Vietnam veterans say you can casually burn C4 shavings in a fire, but, it takes something else to make it explode.

Pre-ignition is a gas engine is different. This is the fuel lighting off before the spark plug fires. It is very hard to light the fuel and air being compressed and gets harder as it is compressed more. :skep: Thus pre-ignition is rare. You wouldn't hear it until it quickly melts a hole in the center of the piston.

Diesel engines relatively quickly light the fuel and never mix all the air before ignition occurs. Timing being advanced can waste fuel driving the engine in reverse before the power stroke and cause the same damage as pre-ignition above.

Running an engine on explosions vs. smooth burning of the fuel isn't desired. Damage from detonation is broken: top rings, top ring lands, pistons, shattered cylinder walls, popped head gaskets, heads departing the engine from broken head bolts.
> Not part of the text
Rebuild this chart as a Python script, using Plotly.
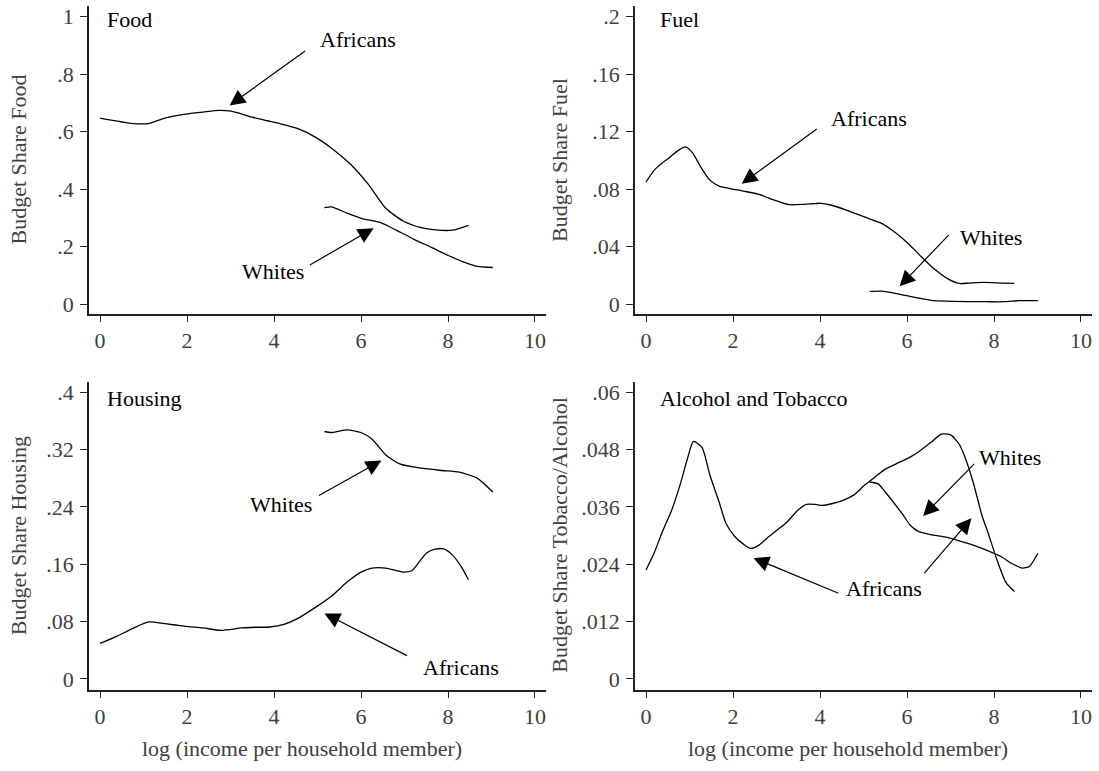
import plotly.graph_objects as go

# ---------------- data ----------------
food_afr_x = [0, 0.76, 1.12, 1.49, 1.97, 2.37, 2.74, 3.02, 3.50, 3.83, 4.15, 4.55, 4.96, 5.36, 5.76, 6.17, 6.57, 6.97, 7.38, 7.78, 8.10, 8.47]
food_afr_y = [0.647, 0.628, 0.628, 0.647, 0.661, 0.668, 0.674, 0.671, 0.650, 0.638, 0.627, 0.610, 0.580, 0.538, 0.486, 0.416, 0.333, 0.289, 0.266, 0.257, 0.257, 0.274]
food_wht_x = [5.16, 5.32, 5.68, 6.00, 6.45, 6.81, 7.22, 7.62, 8.02, 8.35, 8.67, 9.03]
food_wht_y = [0.335, 0.338, 0.316, 0.298, 0.283, 0.257, 0.225, 0.197, 0.168, 0.147, 0.131, 0.127]

fuel_afr_x = [0, 0.185, 0.35, 0.55, 0.75, 0.91, 1.07, 1.27, 1.47, 1.68, 1.96, 2.24, 2.60, 2.92, 3.29, 3.65, 4.01, 4.25, 4.62, 5.02, 5.38, 5.66, 5.99, 6.31, 6.63, 6.95, 7.20, 7.44, 7.76, 8.16, 8.47]
fuel_afr_y = [0.0849, 0.0930, 0.0976, 0.1022, 0.1071, 0.1094, 0.1052, 0.0948, 0.0862, 0.0821, 0.0802, 0.0786, 0.0763, 0.0726, 0.0691, 0.0694, 0.0701, 0.0689, 0.0652, 0.0606, 0.0566, 0.0513, 0.0432, 0.0335, 0.0243, 0.0173, 0.0143, 0.0146, 0.0150, 0.0146, 0.0143]
fuel_wht_x = [5.14, 5.42, 5.70, 5.99, 6.31, 6.63, 7.03, 7.84, 8.24, 8.57, 9.01]
fuel_wht_y = [0.0088, 0.0090, 0.0076, 0.0058, 0.0039, 0.0023, 0.0018, 0.0016, 0.0016, 0.0023, 0.0023]

hous_afr_x = [0, 0.355, 0.76, 1.12, 1.49, 1.97, 2.37, 2.78, 3.26, 3.58, 3.91, 4.23, 4.55, 4.96, 5.32, 5.68, 6.00, 6.25, 6.57, 6.97, 7.17, 7.50, 7.70, 7.90, 8.10, 8.30, 8.47]
hous_afr_y = [0.0494, 0.0586, 0.0706, 0.0794, 0.0770, 0.0734, 0.0711, 0.0678, 0.0711, 0.0720, 0.0724, 0.0761, 0.0844, 0.1001, 0.1153, 0.1352, 0.1490, 0.1546, 0.1546, 0.1490, 0.1509, 0.1753, 0.1809, 0.1813, 0.1730, 0.1569, 0.1384]
hous_wht_x = [5.16, 5.32, 5.68, 6.00, 6.25, 6.57, 6.89, 7.38, 7.86, 8.26, 8.67, 9.03]
hous_wht_y = [0.3451, 0.3437, 0.3474, 0.3437, 0.3345, 0.3124, 0.2999, 0.2939, 0.2907, 0.2884, 0.2800, 0.2607]

alc_afr_x = [0, 0.185, 0.39, 0.59, 0.79, 0.95, 1.09, 1.29, 1.47, 1.68, 1.84, 2.04, 2.24, 2.40, 2.60, 2.80, 3.01, 3.25, 3.49, 3.69, 3.89, 4.05, 4.29, 4.54, 4.78, 5.02, 5.26, 5.50, 5.75, 6.07, 6.31, 6.55, 6.79, 6.95, 7.03, 7.20, 7.32, 7.52, 7.72, 7.88, 8.08, 8.28, 8.47]
alc_afr_y = [0.0228, 0.0263, 0.0311, 0.0353, 0.0408, 0.0460, 0.0497, 0.0484, 0.0426, 0.0370, 0.0325, 0.0298, 0.0282, 0.0273, 0.0280, 0.0296, 0.0311, 0.0329, 0.0353, 0.0365, 0.0365, 0.0363, 0.0367, 0.0374, 0.0385, 0.0405, 0.0422, 0.0439, 0.0450, 0.0464, 0.0478, 0.0495, 0.0512, 0.0512, 0.0509, 0.0491, 0.0467, 0.0412, 0.0343, 0.0301, 0.0246, 0.0201, 0.0183]
alc_wht_x = [5.14, 5.34, 5.50, 5.71, 5.91, 6.07, 6.27, 6.55, 6.87, 7.20, 7.52, 7.84, 8.16, 8.40, 8.65, 8.81, 9.01]
alc_wht_y = [0.0412, 0.0408, 0.0391, 0.0367, 0.0343, 0.0322, 0.0308, 0.0302, 0.0297, 0.0289, 0.0280, 0.0269, 0.0256, 0.0242, 0.0232, 0.0235, 0.0263]

panel_titles = ["Food", "Fuel", "Housing", "Alcohol and Tobacco"]
y_titles = ["Budget Share Food", "Budget Share Fuel", "Budget Share Housing", "Budget Share Tobacco/Alcohol"]
x_title = "log (income per household member)"

food_ticks = [0, 0.2, 0.4, 0.6, 0.8, 1]
food_labels = ["0", ".2", ".4", ".6", ".8", "1"]
fuel_ticks = [0, 0.04, 0.08, 0.12, 0.16, 0.2]
fuel_labels = ["0", ".04", ".08", ".12", ".16", ".2"]
hous_ticks = [0, 0.08, 0.16, 0.24, 0.32, 0.4]
hous_labels = ["0", ".08", ".16", ".24", ".32", ".4"]
alc_ticks = [0, 0.012, 0.024, 0.036, 0.048, 0.06]
alc_labels = ["0", ".012", ".024", ".036", ".048", ".06"]
x_ticks = [0, 2, 4, 6, 8, 10]

# curve labels: (panel, text, text_x, text_y, anchor, [(tail_x, tail_y, head_x, head_y), ...])
labels = [
    (1, "Africans", 5.02, 0.919, "left", [(4.75, 0.884, 2.98, 0.691)]),
    (1, "Whites", 3.97, 0.113, "center", [(4.79, 0.133, 6.29, 0.264)]),
    (2, "Africans", 4.21, 0.129, "left", [(3.96, 0.1225, 2.20, 0.0837)]),
    (2, "Whites", 7.18, 0.0462, "left", [(6.99, 0.0490, 5.83, 0.0123)]),
    (3, "Whites", 4.16, 0.2431, "center", [(5.00, 0.2547, 6.47, 0.3045)]),
    (3, "Africans", 8.31, 0.0152, "center", [(7.09, 0.0314, 5.16, 0.0913)]),
    (4, "Whites", 8.36, 0.0464, "center", [(7.58, 0.0453, 6.37, 0.0341)]),
    (4, "Africans", 5.46, 0.0189, "center", [(4.46, 0.0178, 2.47, 0.0253), (6.37, 0.0218, 7.48, 0.0336)]),
]

# ---------------- figure ----------------
W, H = 1099, 771
FONT = "Liberation Serif"
GRAY = "#404040"

xdom_l = [89 / W, 546 / W]
xdom_r = [635 / W, 1092 / W]
ydom_t = [1 - 314 / H, 1 - 4 / H]
ydom_b = [1 - 692.3 / H, 1 - 382 / H]
xr = [-0.253, 10.253]
top_pad = (-0.0346, 1.0370)
bot_pad = (-0.0381, 1.0371)

fig = go.Figure()
series = [
    (food_afr_x, food_afr_y, food_wht_x, food_wht_y),
    (fuel_afr_x, fuel_afr_y, fuel_wht_x, fuel_wht_y),
    (hous_afr_x, hous_afr_y, hous_wht_x, hous_wht_y),
    (alc_afr_x, alc_afr_y, alc_wht_x, alc_wht_y),
]
line = dict(color="black", width=1.3, shape="spline", smoothing=0.6)
for i, (ax_, ay_, wx_, wy_) in enumerate(series):
    suf = "" if i == 0 else str(i + 1)
    fig.add_trace(go.Scatter(x=ax_, y=ay_, mode="lines", line=line, xaxis="x" + suf, yaxis="y" + suf, showlegend=False, hoverinfo="skip"))
    fig.add_trace(go.Scatter(x=wx_, y=wy_, mode="lines", line=line, xaxis="x" + suf, yaxis="y" + suf, showlegend=False, hoverinfo="skip"))

ymax = [1.0, 0.2, 0.4, 0.06]
yticks = [(food_ticks, food_labels), (fuel_ticks, fuel_labels), (hous_ticks, hous_labels), (alc_ticks, alc_labels)]
xdoms = [xdom_l, xdom_r, xdom_l, xdom_r]
ydoms = [ydom_t, ydom_t, ydom_b, ydom_b]
pads = [top_pad, top_pad, bot_pad, bot_pad]

axis_common = dict(showgrid=False, zeroline=False, showline=True, linecolor="#222", linewidth=1.5,
                   ticks="outside", tickcolor="#222", tickwidth=1.2,
                   tickfont=dict(family=FONT, size=22, color=GRAY))
layout = {}
for i in range(4):
    suf = "" if i == 0 else str(i + 1)
    layout["xaxis" + suf] = dict(axis_common, domain=xdoms[i], range=xr, anchor="y" + suf,
                                 tickvals=x_ticks, ticklen=6)
    m = ymax[i]
    layout["yaxis" + suf] = dict(axis_common, domain=ydoms[i], range=[pads[i][0] * m, pads[i][1] * m],
                                 anchor="x" + suf, tickvals=yticks[i][0], ticktext=yticks[i][1],
                                 ticklen=7, ticklabelstandoff=2)

annotations = []
# panel titles (data coords)
title_pos = [(0.115, 0.989), (0.276, 0.1977), (0.106, 0.391), (0.287, 0.0587)]
for i in range(4):
    suf = "" if i == 0 else str(i + 1)
    annotations.append(dict(text=panel_titles[i], x=title_pos[i][0], y=title_pos[i][1], xref="x" + suf, yref="y" + suf,
                            xanchor="left", yanchor="middle", showarrow=False,
                            font=dict(family=FONT, size=22, color="black")))
# y-axis titles
for i in range(4):
    xc = 18.5 if i in (0, 2) else 560
    yd = ydoms[i]
    annotations.append(dict(text=y_titles[i], x=xc / W, y=(yd[0] + yd[1]) / 2, xref="paper", yref="paper",
                            textangle=-90, xanchor="center", yanchor="middle", showarrow=False,
                            font=dict(family=FONT, size=22, color=GRAY)))
# x-axis titles (bottom row)
for xc in (302, 848):
    annotations.append(dict(text=x_title, x=xc / W, y=1 - 751 / H, xref="paper", yref="paper",
                            xanchor="center", yanchor="middle", showarrow=False,
                            font=dict(family=FONT, size=22, color=GRAY)))
# curve labels + arrows
for p, txt, tx, ty, anc, arrows in labels:
    suf = "" if p == 1 else str(p)
    annotations.append(dict(text=txt, x=tx, y=ty, xref="x" + suf, yref="y" + suf, xanchor=anc, yanchor="middle",
                            showarrow=False, font=dict(family=FONT, size=22, color="black")))
    for (t_x, t_y, h_x, h_y) in arrows:
        annotations.append(dict(text="", x=h_x, y=h_y, ax=t_x, ay=t_y, xref="x" + suf, yref="y" + suf,
                                axref="x" + suf, ayref="y" + suf, showarrow=True, arrowhead=2,
                                arrowsize=2.6, arrowwidth=1.2, arrowcolor="black", standoff=0, startstandoff=0))

fig.update_layout(**layout)
fig.update_layout(annotations=annotations, width=W, height=H, margin=dict(l=0, r=0, t=0, b=0),
                  paper_bgcolor="white", plot_bgcolor="white", showlegend=False)
fig.write_html("out.html")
If the emissions are reduced than there is a market for a detonation proof engine.
 
http://www.bing.com/videos/watch/video/amazing-small-scale-sewer-test/pfxqmn0


You have to watch the first 2 videos and 2 commercials. 1st shows without stuff in the pipe about 20 seconds into 2nd video shows with it, but you have to watch the flame front, how much faster it goes and how much higher the Minnie manhole covers go. Sorry I just cant find a video where they did the slow-mo comparison like they did in the show. I suck at finding things online.